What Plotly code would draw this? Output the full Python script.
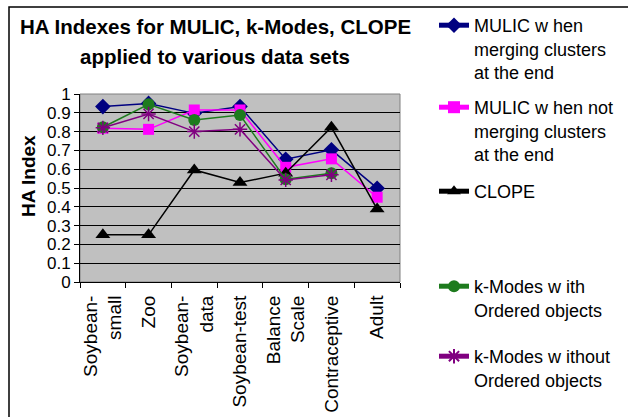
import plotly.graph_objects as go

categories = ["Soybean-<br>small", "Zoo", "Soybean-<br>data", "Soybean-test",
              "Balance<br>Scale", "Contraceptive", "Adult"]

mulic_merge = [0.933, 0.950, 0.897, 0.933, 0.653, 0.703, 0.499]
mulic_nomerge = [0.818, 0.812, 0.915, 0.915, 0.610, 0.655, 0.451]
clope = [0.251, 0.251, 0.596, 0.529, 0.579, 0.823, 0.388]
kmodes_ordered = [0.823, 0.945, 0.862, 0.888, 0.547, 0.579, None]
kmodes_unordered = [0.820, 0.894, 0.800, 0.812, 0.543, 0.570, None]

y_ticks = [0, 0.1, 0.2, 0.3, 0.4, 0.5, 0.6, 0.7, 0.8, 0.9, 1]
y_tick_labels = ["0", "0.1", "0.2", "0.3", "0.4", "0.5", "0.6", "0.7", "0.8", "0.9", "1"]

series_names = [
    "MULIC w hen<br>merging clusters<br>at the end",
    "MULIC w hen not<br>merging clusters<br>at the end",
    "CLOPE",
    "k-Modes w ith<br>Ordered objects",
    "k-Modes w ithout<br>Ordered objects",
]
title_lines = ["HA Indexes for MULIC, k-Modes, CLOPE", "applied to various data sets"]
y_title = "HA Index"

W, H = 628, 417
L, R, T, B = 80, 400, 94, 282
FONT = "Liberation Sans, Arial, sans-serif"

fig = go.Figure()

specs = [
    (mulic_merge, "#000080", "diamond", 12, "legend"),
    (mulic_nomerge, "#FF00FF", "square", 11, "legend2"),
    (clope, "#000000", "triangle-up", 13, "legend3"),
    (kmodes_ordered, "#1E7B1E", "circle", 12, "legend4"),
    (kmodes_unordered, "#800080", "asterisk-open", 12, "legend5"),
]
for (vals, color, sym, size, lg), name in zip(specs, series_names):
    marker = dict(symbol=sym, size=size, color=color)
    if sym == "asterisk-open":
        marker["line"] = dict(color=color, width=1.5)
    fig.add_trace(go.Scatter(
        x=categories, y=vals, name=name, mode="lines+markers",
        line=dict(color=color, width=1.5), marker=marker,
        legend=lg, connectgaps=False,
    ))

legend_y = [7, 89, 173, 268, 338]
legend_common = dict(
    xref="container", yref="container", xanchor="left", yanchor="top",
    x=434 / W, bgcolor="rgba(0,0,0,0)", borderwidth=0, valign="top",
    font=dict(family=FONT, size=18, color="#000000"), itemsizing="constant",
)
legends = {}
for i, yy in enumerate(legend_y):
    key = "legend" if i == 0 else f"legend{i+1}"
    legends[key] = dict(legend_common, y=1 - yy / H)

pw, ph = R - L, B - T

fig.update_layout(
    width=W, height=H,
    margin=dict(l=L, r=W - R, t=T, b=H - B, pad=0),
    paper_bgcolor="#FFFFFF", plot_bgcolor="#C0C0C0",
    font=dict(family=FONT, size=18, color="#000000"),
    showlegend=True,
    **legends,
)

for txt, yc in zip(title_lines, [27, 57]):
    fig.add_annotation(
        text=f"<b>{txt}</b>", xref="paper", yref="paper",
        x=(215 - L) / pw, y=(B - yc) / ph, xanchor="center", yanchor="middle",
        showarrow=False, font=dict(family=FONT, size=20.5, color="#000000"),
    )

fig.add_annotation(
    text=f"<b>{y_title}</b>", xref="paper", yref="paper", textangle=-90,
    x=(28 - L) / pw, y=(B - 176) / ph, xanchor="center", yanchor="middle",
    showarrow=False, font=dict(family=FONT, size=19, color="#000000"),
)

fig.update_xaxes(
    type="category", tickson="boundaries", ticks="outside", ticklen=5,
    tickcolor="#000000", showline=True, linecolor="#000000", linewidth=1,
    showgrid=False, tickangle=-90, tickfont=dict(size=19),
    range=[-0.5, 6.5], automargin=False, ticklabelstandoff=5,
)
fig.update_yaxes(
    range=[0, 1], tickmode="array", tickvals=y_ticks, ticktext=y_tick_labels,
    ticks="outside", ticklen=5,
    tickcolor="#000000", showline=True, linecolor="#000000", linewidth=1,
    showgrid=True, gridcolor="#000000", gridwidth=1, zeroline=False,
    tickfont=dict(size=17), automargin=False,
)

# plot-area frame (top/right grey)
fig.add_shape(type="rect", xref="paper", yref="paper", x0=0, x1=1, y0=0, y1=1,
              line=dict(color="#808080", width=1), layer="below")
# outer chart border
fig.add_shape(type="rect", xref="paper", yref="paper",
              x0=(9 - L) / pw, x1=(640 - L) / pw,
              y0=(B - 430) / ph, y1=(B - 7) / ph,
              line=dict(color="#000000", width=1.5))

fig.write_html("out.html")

____________

• _WORK TO BE COMPLETED_:
Repeat the listing above exactly from its first line to the line containing "fig = go.Figure()", both included, and omit the pictures.

• _EXERCISE OUTPUT_:
What Plotly code would draw this? Output the full Python script.
import plotly.graph_objects as go

categories = ["Soybean-<br>small", "Zoo", "Soybean-<br>data", "Soybean-test",
              "Balance<br>Scale", "Contraceptive", "Adult"]

mulic_merge = [0.933, 0.950, 0.897, 0.933, 0.653, 0.703, 0.499]
mulic_nomerge = [0.818, 0.812, 0.915, 0.915, 0.610, 0.655, 0.451]
clope = [0.251, 0.251, 0.596, 0.529, 0.579, 0.823, 0.388]
kmodes_ordered = [0.823, 0.945, 0.862, 0.888, 0.547, 0.579, None]
kmodes_unordered = [0.820, 0.894, 0.800, 0.812, 0.543, 0.570, None]

y_ticks = [0, 0.1, 0.2, 0.3, 0.4, 0.5, 0.6, 0.7, 0.8, 0.9, 1]
y_tick_labels = ["0", "0.1", "0.2", "0.3", "0.4", "0.5", "0.6", "0.7", "0.8", "0.9", "1"]

series_names = [
    "MULIC w hen<br>merging clusters<br>at the end",
    "MULIC w hen not<br>merging clusters<br>at the end",
    "CLOPE",
    "k-Modes w ith<br>Ordered objects",
    "k-Modes w ithout<br>Ordered objects",
]
title_lines = ["HA Indexes for MULIC, k-Modes, CLOPE", "applied to various data sets"]
y_title = "HA Index"

W, H = 628, 417
L, R, T, B = 80, 400, 94, 282
FONT = "Liberation Sans, Arial, sans-serif"

fig = go.Figure()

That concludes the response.